Collection entries
- - - - -
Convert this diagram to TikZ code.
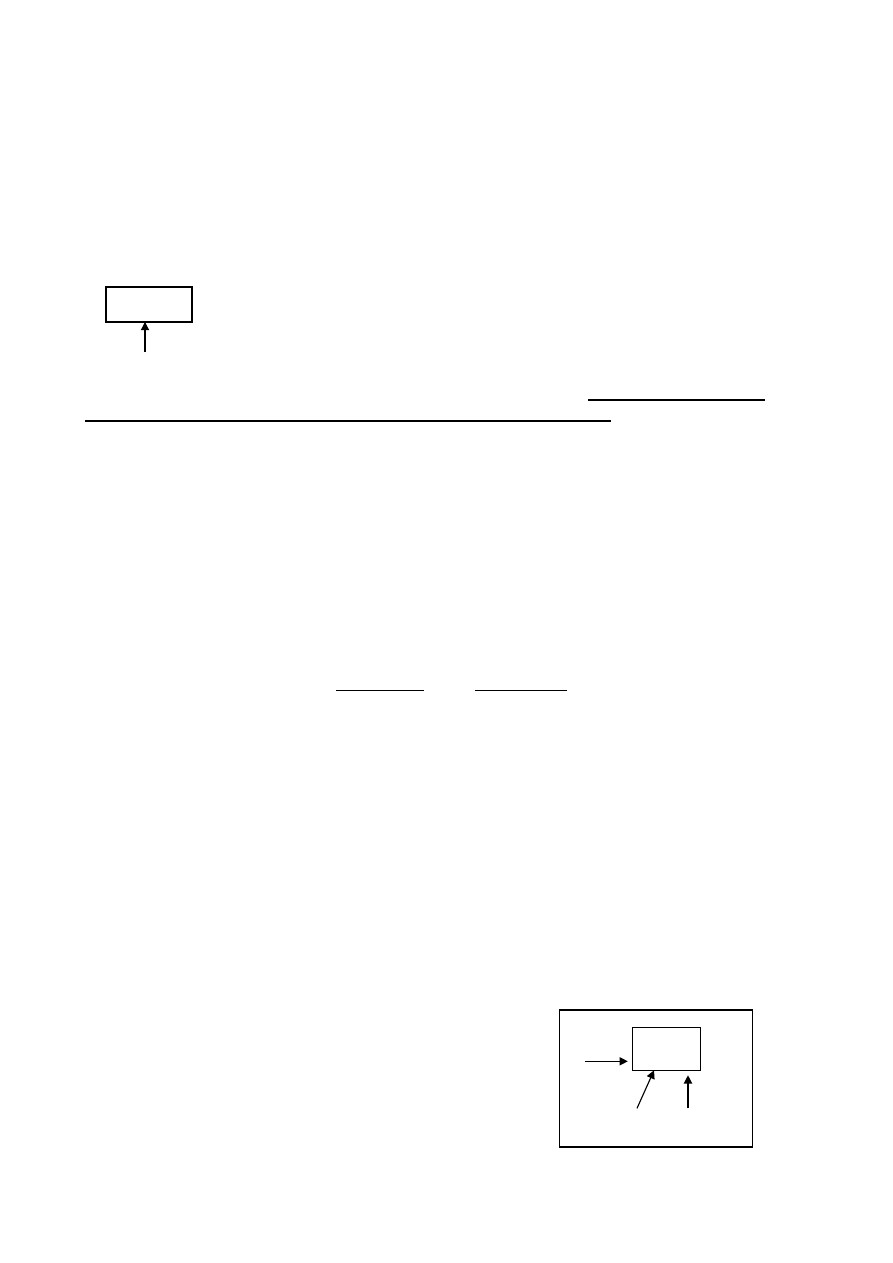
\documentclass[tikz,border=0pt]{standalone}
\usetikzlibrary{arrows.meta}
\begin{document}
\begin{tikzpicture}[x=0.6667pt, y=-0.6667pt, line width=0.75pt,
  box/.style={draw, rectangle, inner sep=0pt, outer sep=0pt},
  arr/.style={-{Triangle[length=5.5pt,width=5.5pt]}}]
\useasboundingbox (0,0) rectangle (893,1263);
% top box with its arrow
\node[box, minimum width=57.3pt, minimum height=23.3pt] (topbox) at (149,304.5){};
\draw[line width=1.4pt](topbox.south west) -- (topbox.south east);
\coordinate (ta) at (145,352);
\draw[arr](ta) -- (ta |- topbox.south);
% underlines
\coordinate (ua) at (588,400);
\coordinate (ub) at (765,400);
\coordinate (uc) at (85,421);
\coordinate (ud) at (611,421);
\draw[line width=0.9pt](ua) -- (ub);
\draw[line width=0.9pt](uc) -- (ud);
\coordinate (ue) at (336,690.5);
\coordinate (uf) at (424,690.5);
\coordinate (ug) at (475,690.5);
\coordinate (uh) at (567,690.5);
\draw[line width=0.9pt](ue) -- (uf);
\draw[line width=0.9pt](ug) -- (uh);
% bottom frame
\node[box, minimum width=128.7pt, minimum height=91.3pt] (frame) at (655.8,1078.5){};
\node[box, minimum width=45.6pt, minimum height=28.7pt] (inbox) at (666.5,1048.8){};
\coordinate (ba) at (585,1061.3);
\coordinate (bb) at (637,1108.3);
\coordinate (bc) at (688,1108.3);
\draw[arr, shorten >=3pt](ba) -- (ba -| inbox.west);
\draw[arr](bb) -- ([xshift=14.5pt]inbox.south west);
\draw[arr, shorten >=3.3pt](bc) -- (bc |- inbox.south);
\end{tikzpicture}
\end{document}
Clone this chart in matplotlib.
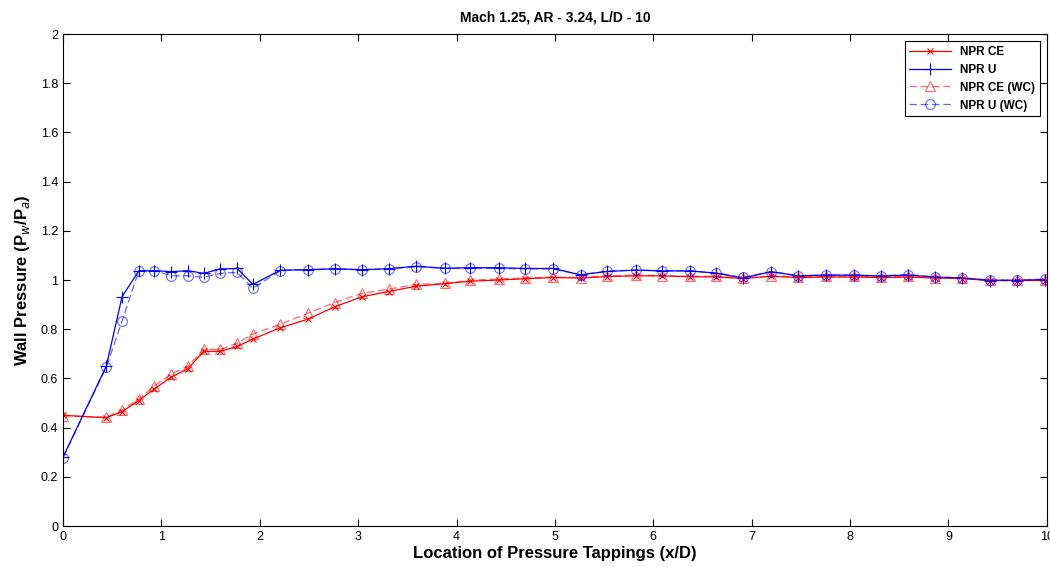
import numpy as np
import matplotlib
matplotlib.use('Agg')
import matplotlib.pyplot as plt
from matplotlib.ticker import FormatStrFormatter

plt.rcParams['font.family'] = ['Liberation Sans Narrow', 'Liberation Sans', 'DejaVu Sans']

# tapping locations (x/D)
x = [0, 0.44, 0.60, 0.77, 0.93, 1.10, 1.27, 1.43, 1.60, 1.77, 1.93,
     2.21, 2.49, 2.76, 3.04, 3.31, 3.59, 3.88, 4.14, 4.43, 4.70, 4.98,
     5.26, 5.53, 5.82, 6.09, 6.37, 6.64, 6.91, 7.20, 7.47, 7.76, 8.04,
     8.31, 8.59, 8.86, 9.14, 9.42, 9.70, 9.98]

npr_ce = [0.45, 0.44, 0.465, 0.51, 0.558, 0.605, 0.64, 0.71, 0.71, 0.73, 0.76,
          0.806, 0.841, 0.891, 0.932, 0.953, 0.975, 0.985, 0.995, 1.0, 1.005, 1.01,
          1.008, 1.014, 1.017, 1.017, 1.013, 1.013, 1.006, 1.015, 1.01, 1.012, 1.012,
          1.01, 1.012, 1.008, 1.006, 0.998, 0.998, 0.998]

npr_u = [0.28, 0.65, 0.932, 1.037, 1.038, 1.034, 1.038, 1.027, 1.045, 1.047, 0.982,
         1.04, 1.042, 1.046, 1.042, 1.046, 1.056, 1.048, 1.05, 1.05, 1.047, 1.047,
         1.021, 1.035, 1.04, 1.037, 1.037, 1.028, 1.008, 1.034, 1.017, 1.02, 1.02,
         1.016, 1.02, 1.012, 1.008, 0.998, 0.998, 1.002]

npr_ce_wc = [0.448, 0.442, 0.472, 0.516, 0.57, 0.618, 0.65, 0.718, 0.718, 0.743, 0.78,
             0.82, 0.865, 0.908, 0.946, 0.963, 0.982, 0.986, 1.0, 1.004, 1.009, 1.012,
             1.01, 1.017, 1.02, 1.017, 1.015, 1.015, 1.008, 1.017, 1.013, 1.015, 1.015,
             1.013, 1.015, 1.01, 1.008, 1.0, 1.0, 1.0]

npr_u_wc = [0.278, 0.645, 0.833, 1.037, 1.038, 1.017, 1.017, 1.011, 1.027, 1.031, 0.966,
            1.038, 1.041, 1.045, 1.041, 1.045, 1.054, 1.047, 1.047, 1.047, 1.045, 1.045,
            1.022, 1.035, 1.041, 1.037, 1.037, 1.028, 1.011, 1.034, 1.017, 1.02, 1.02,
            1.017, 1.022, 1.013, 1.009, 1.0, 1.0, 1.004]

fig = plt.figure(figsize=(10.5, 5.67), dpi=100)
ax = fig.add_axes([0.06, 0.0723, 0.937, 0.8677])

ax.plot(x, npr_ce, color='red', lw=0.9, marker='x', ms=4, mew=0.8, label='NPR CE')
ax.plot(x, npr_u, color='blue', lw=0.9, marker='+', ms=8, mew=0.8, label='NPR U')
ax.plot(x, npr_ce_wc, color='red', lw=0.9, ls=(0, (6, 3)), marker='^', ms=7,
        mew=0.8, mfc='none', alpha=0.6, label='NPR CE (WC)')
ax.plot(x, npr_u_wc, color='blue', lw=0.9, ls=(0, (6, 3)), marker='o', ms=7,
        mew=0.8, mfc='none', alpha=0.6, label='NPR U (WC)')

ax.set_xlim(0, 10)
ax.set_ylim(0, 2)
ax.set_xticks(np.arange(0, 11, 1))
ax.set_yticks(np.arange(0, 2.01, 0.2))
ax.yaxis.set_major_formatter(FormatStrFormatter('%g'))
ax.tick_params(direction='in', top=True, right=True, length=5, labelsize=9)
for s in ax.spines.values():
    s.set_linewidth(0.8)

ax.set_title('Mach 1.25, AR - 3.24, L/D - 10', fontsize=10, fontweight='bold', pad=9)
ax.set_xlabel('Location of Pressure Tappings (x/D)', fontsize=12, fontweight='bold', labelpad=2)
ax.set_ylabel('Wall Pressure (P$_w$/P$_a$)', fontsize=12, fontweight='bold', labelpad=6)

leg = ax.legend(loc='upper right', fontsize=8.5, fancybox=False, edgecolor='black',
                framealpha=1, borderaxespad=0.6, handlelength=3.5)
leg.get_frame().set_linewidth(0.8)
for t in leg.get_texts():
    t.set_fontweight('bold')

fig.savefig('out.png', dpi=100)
- - - - -
Task statement:
Gather from the data above every line with the string "matplotlib".

Finished exercise:
Clone this chart in matplotlib.
import matplotlib
matplotlib.use('Agg')
import matplotlib.pyplot as plt
from matplotlib.ticker import FormatStrFormatter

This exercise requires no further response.